I'm sitting on the porch that's attached to Shelly and her roomates'es row house in West Philly on a side street. It's in the same neighborhood that I used to inhabit when I lived two blocks away with Shelly. Shelly is a couple blocks closer to 40oz beer now, and the porch is nice. There's low key BBQ, and people sitting around, including Jonas. I'm a little out of it, but I'm having a good enough time. Good enough, because I'm doing something rather than nothing.
I arrived a couple hours ago after racing from the bus stop at the 69th Street terminal. The adrenaline was pumping. It's been too long since I've goosed all out in this area, shooting right through traffic down the middle of the street. I'm the kind of guy who does that thing where he tries not to put a foot down when traffic requires a stop. I inch forward and pause until I eventually run out of real estate.
This morning I got up extra early and rode the Diamondback City Bike to work in West Chester from Kennett. This moderately hilly and thoroughly familiar 13 mile route was way more tiring than it is when I'm in decent shape. After I got back to this area last July, I crushed this route. I was still used to 70+ mile days every day. I'm riding 65 miles in a charity event on Sunday, and I'm thinking it might not be so easy. I might only be able to crush some of the route. I'll probably have to crawl for part of it too.
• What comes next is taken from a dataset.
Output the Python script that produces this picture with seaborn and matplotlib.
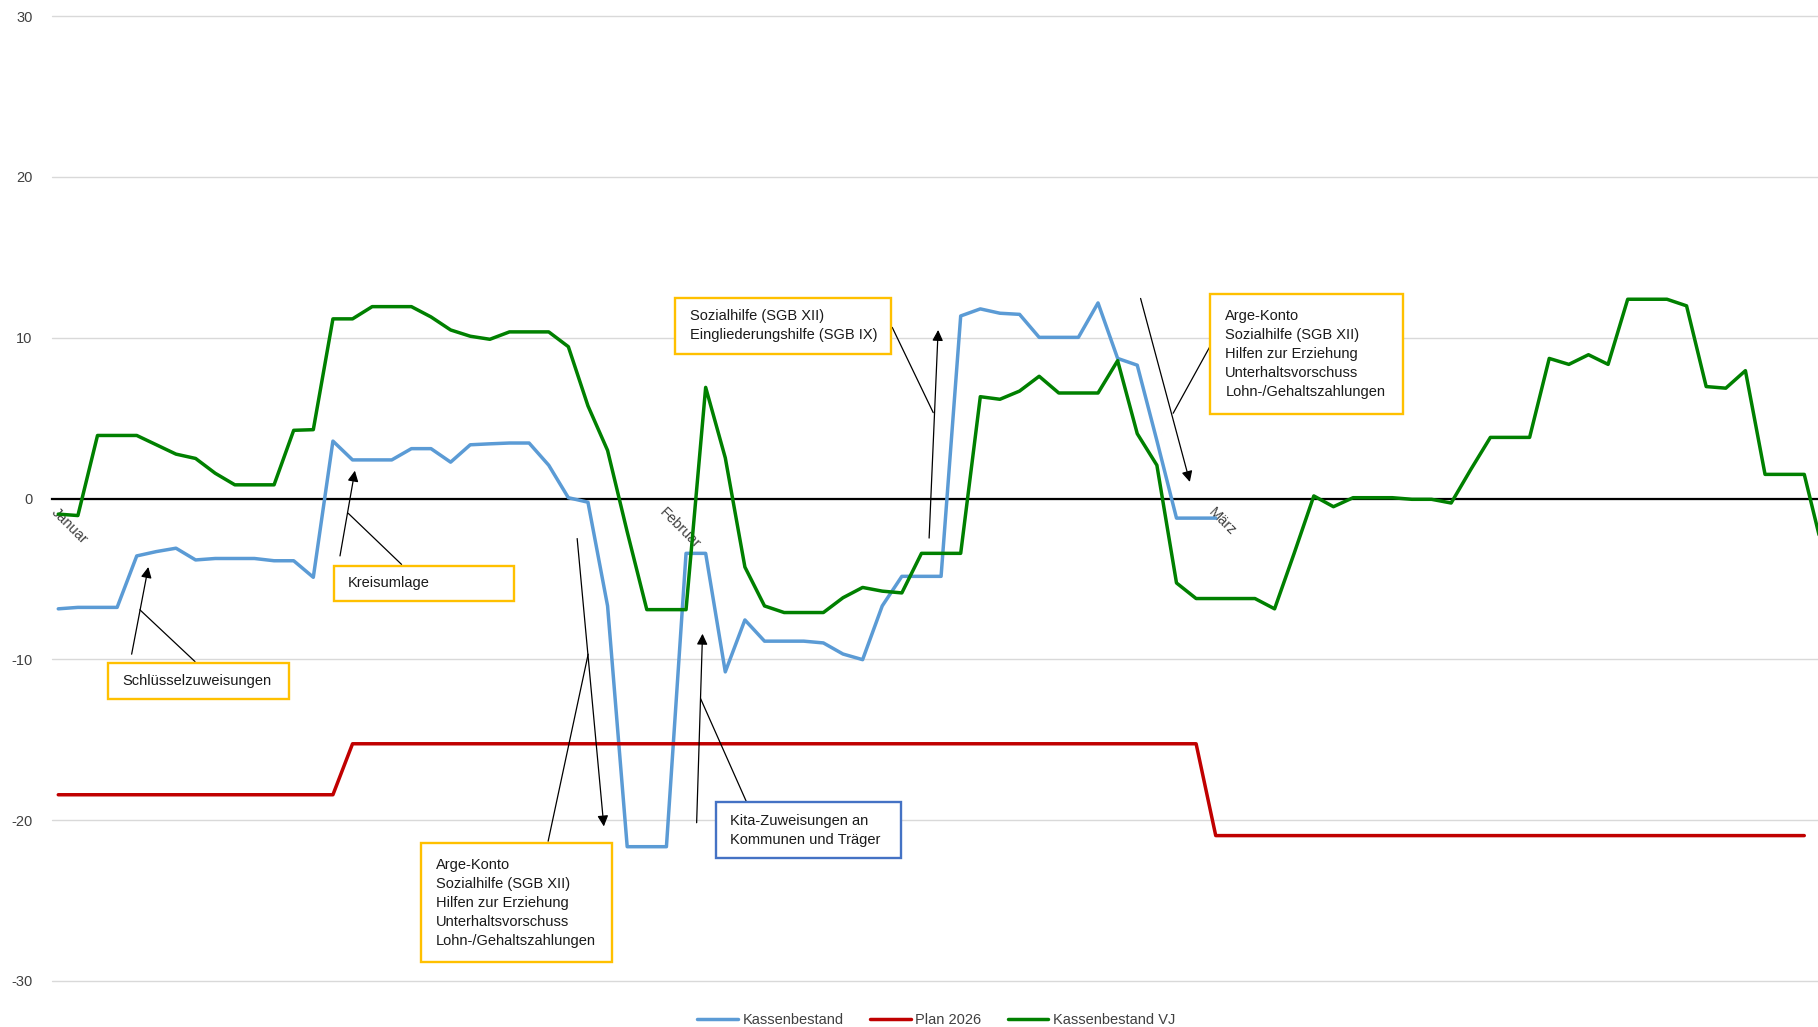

After work was done at 3pm, I took the Diamondback City Bike on the 104 bus to Philly. The Diamondback got to see it's former parking spot - locked to a sign at 46th and Locust - as we whizzed by at a furious pace. I used to leave this same bicycle locked outside 24/7 in an area where bicycles definitely get stolen. That went on through all seasons and all weather. This was my first specifically outdoor bicycle. If it got stolen, I'd only be out about $20-30. I locked it through the frame and the front wheel. The rear wheel was unlocked, but had a bolt on hub. I think the only remaining part from my initial setup is the original (7spd SIS!) rear derailer and a blue piece of cable housing that goes to it from the chainstay cable stop. The original heart is the same. Northroad handlebars on a mountain bicycle with a rack and a milk crate. Friction shifting, bulletproof. Now everything is just nicer. Until two days ago, the DBCB never had a front derailer. I took it off the first time I fixed it up for myself, and decided I didn't need it. If I hit a big hill, I could push the chain to the small ring with my foot. When I got around to it, I could reach down and shift back up with the tip of my index finger. No need to stop. The need for this action was rare. Now I have a Shimano 105 derailer that I got for $10 at the Trexlertown swap. Now that I can shift - I do more. It's nice to pop it in the big ring sometimes, I'll admit. The Shimano bar end shifters in friction mode are awesome on this bicycle. I'm really happy with it.
If you want a 40oz in West Phila, and you are me, you're going to go to Pasqually's. If you want a falafel, you're going to the truck. I didn't go to the truck, but I did make a stop a 'Squally's to make sure it still existed after my absence.